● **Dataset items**
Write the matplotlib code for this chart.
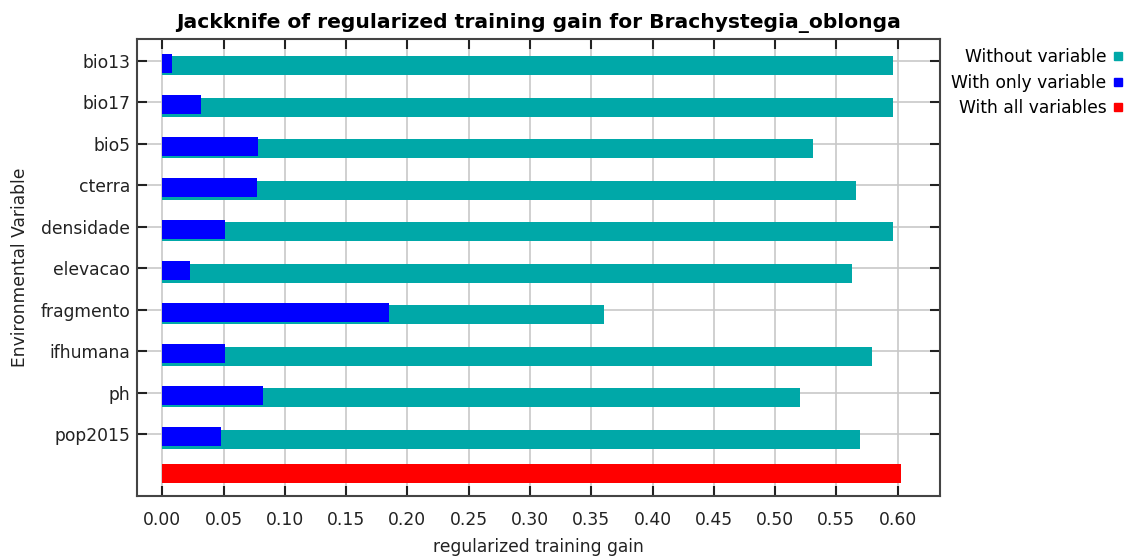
import matplotlib
matplotlib.use("Agg")
import matplotlib.pyplot as plt
from matplotlib.lines import Line2D
import numpy as np

plt.rcParams['font.family'] = ['DejaVu Sans']

variables = ['bio13', 'bio17', 'bio5', 'cterra', 'densidade', 'elevacao',
             'fragmento', 'ifhumana', 'ph', 'pop2015']
without_var = [0.596, 0.596, 0.531, 0.566, 0.596, 0.563, 0.360, 0.579, 0.520, 0.569]
only_var = [0.008, 0.032, 0.078, 0.077, 0.051, 0.023, 0.185, 0.051, 0.082, 0.048]
all_vars = 0.603

teal = '#00A8A8'
blue = '#0000FF'
red = '#FF0000'

fig = plt.figure(figsize=(11.27, 5.57), dpi=100)
ax = fig.add_axes([137/1127, 61/557, 803/1127, 457/557])

y = np.arange(len(variables))
h = 0.46
ax.barh(y + 0.12, without_var, height=h, color=teal, zorder=2)
ax.barh(y + 0.06, only_var, height=h, color=blue, zorder=3)
ax.barh([len(variables) - 0.05], [all_vars], height=h, color=red, zorder=2)

ax.set_xlim(-0.0206, 0.6345)
ax.set_ylim(10.49, -0.52)
ax.set_yticks(y)
ax.set_yticklabels(variables)
ax.set_xticks(np.arange(0, 0.601, 0.05))
ax.set_xticklabels(['%.2f' % v for v in np.arange(0, 0.601, 0.05)])

ax.grid(True, color='#c8c8c8', linewidth=1.2, zorder=0)
ax.set_axisbelow(True)
ax.tick_params(direction='in', length=7, width=1.5, colors='#222222',
               top=True, right=True, labelsize=12.3, labelcolor='#222222')
ax.tick_params(axis='x', pad=11)
ax.tick_params(axis='y', pad=5)
for s in ax.spines.values():
    s.set_color('#444444')
    s.set_linewidth(1.5)

ax.set_title('Jackknife of regularized training gain for Brachystegia_oblonga',
             fontsize=14.6, fontweight='bold', pad=8)
ax.set_xlabel('regularized training gain', fontsize=12.3, color='#222222', labelpad=6)
ax.set_ylabel('Environmental Variable', fontsize=12.3, color='#222222', labelpad=8)

handles = [Line2D([], [], marker='s', linestyle='none', color=c, markersize=6)
           for c in (teal, blue, red)]
fig.legend(handles, ['Without variable', 'With only variable', 'With all variables'],
           loc='upper right', bbox_to_anchor=(1 + 5/1127, 1 - 41/557),
           markerfirst=False, frameon=False, fontsize=12.3, handletextpad=0.3,
           labelspacing=0.45, handlelength=0.8, borderaxespad=0)

fig.savefig('out.png', dpi=100)
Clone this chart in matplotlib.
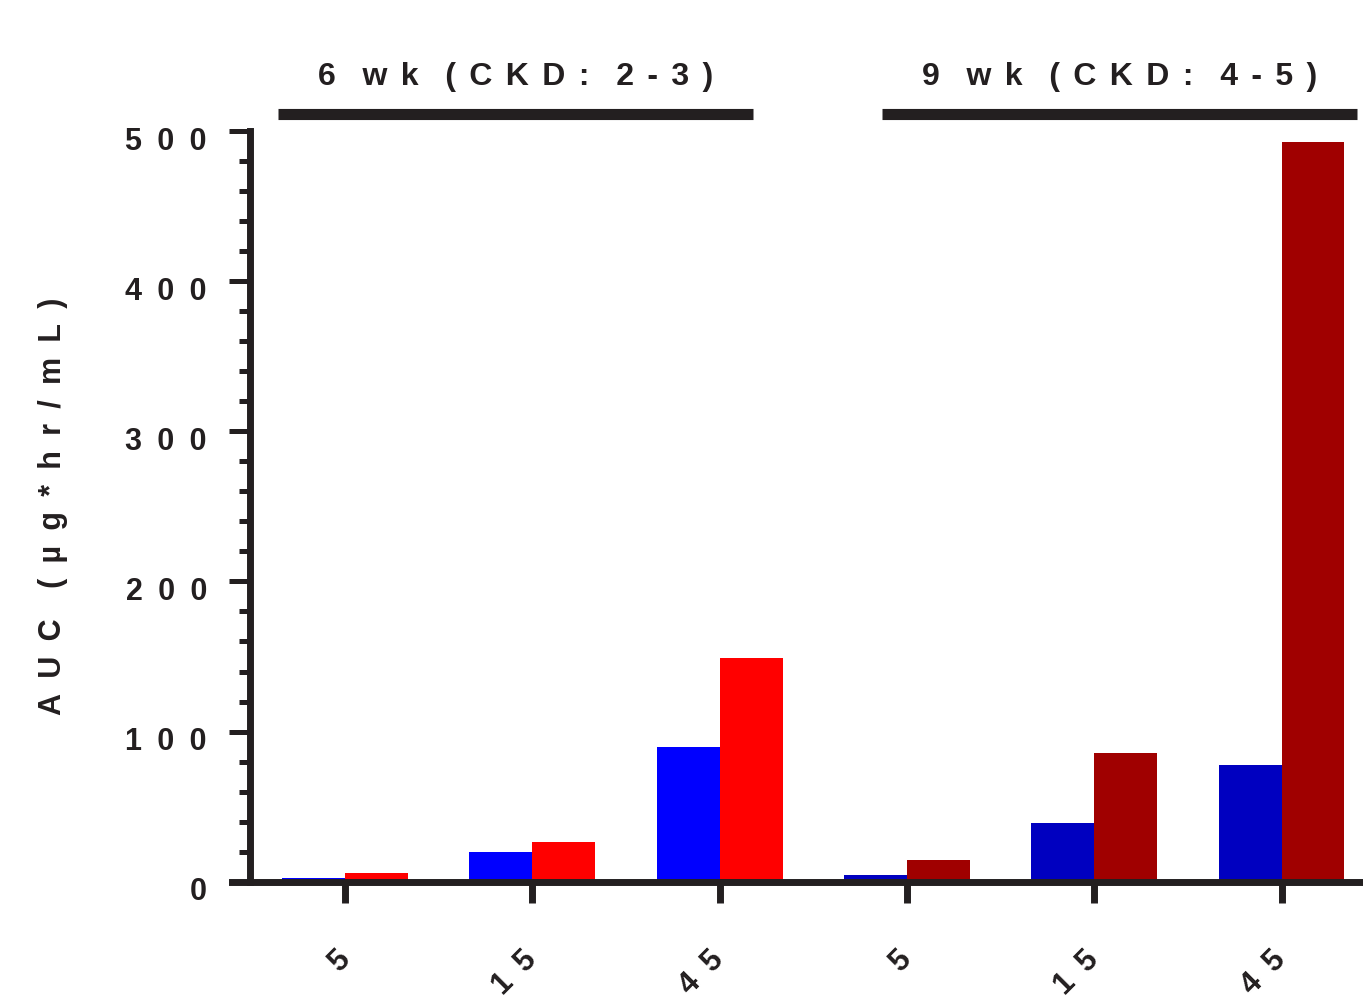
import matplotlib
matplotlib.use("Agg")
import matplotlib.pyplot as plt
import matplotlib.transforms as mtrans
import numpy as np
from matplotlib.ticker import MultipleLocator

plt.rcParams['font.family'] = ['Liberation Sans', 'DejaVu Sans']
plt.rcParams['font.weight'] = 'bold'

doses = ["5", "15", "45", "5", "15", "45"]
blue_vals = [2.5, 19.6, 89.7, 4.3, 38.9, 77.7]
red_vals = [5.6, 26.3, 149.0, 14.3, 85.7, 493.0]
blue_colors = ["#0000FF"] * 3 + ["#0000C0"] * 3
red_colors = ["#FF0000"] * 3 + ["#A00000"] * 3
groups = ["6 wk (CKD: 2-3)", "9 wk (CKD: 4-5)"]

ENSP = "\u2002"
TITLE_SP = "\u2005\u2006"


def spaced(s, sep=ENSP):
    # wide letter spacing, as in the original export
    return sep.join("" if c == " " else c for c in s)


DARK = "#231F20"
FS = 22
W, H = 1363, 1001
fig = plt.figure(figsize=(W / 100, H / 100), dpi=100)
ax = fig.add_axes([250 / W, 1 - 881.7 / H, 1 - 250 / W, (881.7 - 131) / H])

x = np.arange(len(doses))
bw = 0.336
ax.bar(x - bw, blue_vals, width=bw, align="edge", color=blue_colors, linewidth=0, zorder=2)
ax.bar(x, red_vals, width=bw, align="edge", color=red_colors, linewidth=0, zorder=2)

ax.set_xlim(-0.507, 5.435)
ax.set_ylim(0, 500)
for s in ["top", "right"]:
    ax.spines[s].set_visible(False)
for s in ["left", "bottom"]:
    ax.spines[s].set_linewidth(5)
    ax.spines[s].set_color(DARK)
    ax.spines[s].set_zorder(3)
ax.spines["bottom"].set_bounds(-0.603, 5.435)

ax.yaxis.set_major_locator(MultipleLocator(100))
ax.yaxis.set_minor_locator(MultipleLocator(20))
ax.tick_params(axis="y", which="major", length=15, width=3.6, color=DARK, pad=16)
ax.tick_params(axis="y", which="minor", length=8, width=3.6, color=DARK)
ax.set_yticks(range(0, 501, 100))
ax.set_yticklabels([spaced(str(v)) for v in range(0, 501, 100)],
                   fontsize=FS, fontweight="bold", color=DARK)
down = mtrans.ScaledTranslation(0, -7 / 100, fig.dpi_scale_trans)
for lbl in ax.get_yticklabels():
    lbl.set_transform(lbl.get_transform() + down)

ax.set_xticks(x)
ax.set_xticklabels([spaced(d) for d in doses], rotation=45, ha="right", va="center",
                   rotation_mode="anchor", fontsize=FS, fontweight="bold", color=DARK)
ax.tick_params(axis="x", length=15, width=5, color=DARK, pad=38)

ax.set_ylabel(spaced("AUC (µg*hr/mL)"), fontsize=FS, fontweight="bold", color=DARK)
ax.yaxis.set_label_coords(-(250 - 68) / (W - 250), 0.5)

# group bars with titles
for (x0, x1), name in zip([(278, 753), (882, 1357)], groups):
    fig.add_artist(plt.Line2D([x0 / W, x1 / W], [1 - 113.5 / H] * 2, color=DARK,
                              linewidth=8, solid_capstyle="butt"))
    fig.text((x0 + x1) / 2 / W, 1 - 77 / H, spaced(name, TITLE_SP), ha="center",
             va="center", fontsize=23, fontweight="bold", color=DARK)

fig.savefig("out.png", dpi=100)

● **INSTRUCTIONS TO FOLLOW**
Do not include images; quote all of the entries above exactly.

● **ANSWER TO THE PROBLEM**
Write the matplotlib code for this chart.
import matplotlib
matplotlib.use("Agg")
import matplotlib.pyplot as plt
from matplotlib.lines import Line2D
import numpy as np

plt.rcParams['font.family'] = ['DejaVu Sans']

variables = ['bio13', 'bio17', 'bio5', 'cterra', 'densidade', 'elevacao',
             'fragmento', 'ifhumana', 'ph', 'pop2015']
without_var = [0.596, 0.596, 0.531, 0.566, 0.596, 0.563, 0.360, 0.579, 0.520, 0.569]
only_var = [0.008, 0.032, 0.078, 0.077, 0.051, 0.023, 0.185, 0.051, 0.082, 0.048]
all_vars = 0.603

teal = '#00A8A8'
blue = '#0000FF'
red = '#FF0000'

fig = plt.figure(figsize=(11.27, 5.57), dpi=100)
ax = fig.add_axes([137/1127, 61/557, 803/1127, 457/557])

y = np.arange(len(variables))
h = 0.46
ax.barh(y + 0.12, without_var, height=h, color=teal, zorder=2)
ax.barh(y + 0.06, only_var, height=h, color=blue, zorder=3)
ax.barh([len(variables) - 0.05], [all_vars], height=h, color=red, zorder=2)

ax.set_xlim(-0.0206, 0.6345)
ax.set_ylim(10.49, -0.52)
ax.set_yticks(y)
ax.set_yticklabels(variables)
ax.set_xticks(np.arange(0, 0.601, 0.05))
ax.set_xticklabels(['%.2f' % v for v in np.arange(0, 0.601, 0.05)])

ax.grid(True, color='#c8c8c8', linewidth=1.2, zorder=0)
ax.set_axisbelow(True)
ax.tick_params(direction='in', length=7, width=1.5, colors='#222222',
               top=True, right=True, labelsize=12.3, labelcolor='#222222')
ax.tick_params(axis='x', pad=11)
ax.tick_params(axis='y', pad=5)
for s in ax.spines.values():
    s.set_color('#444444')
    s.set_linewidth(1.5)

ax.set_title('Jackknife of regularized training gain for Brachystegia_oblonga',
             fontsize=14.6, fontweight='bold', pad=8)
ax.set_xlabel('regularized training gain', fontsize=12.3, color='#222222', labelpad=6)
ax.set_ylabel('Environmental Variable', fontsize=12.3, color='#222222', labelpad=8)

handles = [Line2D([], [], marker='s', linestyle='none', color=c, markersize=6)
           for c in (teal, blue, red)]
fig.legend(handles, ['Without variable', 'With only variable', 'With all variables'],
           loc='upper right', bbox_to_anchor=(1 + 5/1127, 1 - 41/557),
           markerfirst=False, frameon=False, fontsize=12.3, handletextpad=0.3,
           labelspacing=0.45, handlelength=0.8, borderaxespad=0)

fig.savefig('out.png', dpi=100)
Clone this chart in matplotlib.
import matplotlib
matplotlib.use("Agg")
import matplotlib.pyplot as plt
import matplotlib.transforms as mtrans
import numpy as np
from matplotlib.ticker import MultipleLocator

plt.rcParams['font.family'] = ['Liberation Sans', 'DejaVu Sans']
plt.rcParams['font.weight'] = 'bold'

doses = ["5", "15", "45", "5", "15", "45"]
blue_vals = [2.5, 19.6, 89.7, 4.3, 38.9, 77.7]
red_vals = [5.6, 26.3, 149.0, 14.3, 85.7, 493.0]
blue_colors = ["#0000FF"] * 3 + ["#0000C0"] * 3
red_colors = ["#FF0000"] * 3 + ["#A00000"] * 3
groups = ["6 wk (CKD: 2-3)", "9 wk (CKD: 4-5)"]

ENSP = "\u2002"
TITLE_SP = "\u2005\u2006"


def spaced(s, sep=ENSP):
    # wide letter spacing, as in the original export
    return sep.join("" if c == " " else c for c in s)


DARK = "#231F20"
FS = 22
W, H = 1363, 1001
fig = plt.figure(figsize=(W / 100, H / 100), dpi=100)
ax = fig.add_axes([250 / W, 1 - 881.7 / H, 1 - 250 / W, (881.7 - 131) / H])

x = np.arange(len(doses))
bw = 0.336
ax.bar(x - bw, blue_vals, width=bw, align="edge", color=blue_colors, linewidth=0, zorder=2)
ax.bar(x, red_vals, width=bw, align="edge", color=red_colors, linewidth=0, zorder=2)

ax.set_xlim(-0.507, 5.435)
ax.set_ylim(0, 500)
for s in ["top", "right"]:
    ax.spines[s].set_visible(False)
for s in ["left", "bottom"]:
    ax.spines[s].set_linewidth(5)
    ax.spines[s].set_color(DARK)
    ax.spines[s].set_zorder(3)
ax.spines["bottom"].set_bounds(-0.603, 5.435)

ax.yaxis.set_major_locator(MultipleLocator(100))
ax.yaxis.set_minor_locator(MultipleLocator(20))
ax.tick_params(axis="y", which="major", length=15, width=3.6, color=DARK, pad=16)
ax.tick_params(axis="y", which="minor", length=8, width=3.6, color=DARK)
ax.set_yticks(range(0, 501, 100))
ax.set_yticklabels([spaced(str(v)) for v in range(0, 501, 100)],
                   fontsize=FS, fontweight="bold", color=DARK)
down = mtrans.ScaledTranslation(0, -7 / 100, fig.dpi_scale_trans)
for lbl in ax.get_yticklabels():
    lbl.set_transform(lbl.get_transform() + down)

ax.set_xticks(x)
ax.set_xticklabels([spaced(d) for d in doses], rotation=45, ha="right", va="center",
                   rotation_mode="anchor", fontsize=FS, fontweight="bold", color=DARK)
ax.tick_params(axis="x", length=15, width=5, color=DARK, pad=38)

ax.set_ylabel(spaced("AUC (µg*hr/mL)"), fontsize=FS, fontweight="bold", color=DARK)
ax.yaxis.set_label_coords(-(250 - 68) / (W - 250), 0.5)

# group bars with titles
for (x0, x1), name in zip([(278, 753), (882, 1357)], groups):
    fig.add_artist(plt.Line2D([x0 / W, x1 / W], [1 - 113.5 / H] * 2, color=DARK,
                              linewidth=8, solid_capstyle="butt"))
    fig.text((x0 + x1) / 2 / W, 1 - 77 / H, spaced(name, TITLE_SP), ha="center",
             va="center", fontsize=23, fontweight="bold", color=DARK)

fig.savefig("out.png", dpi=100)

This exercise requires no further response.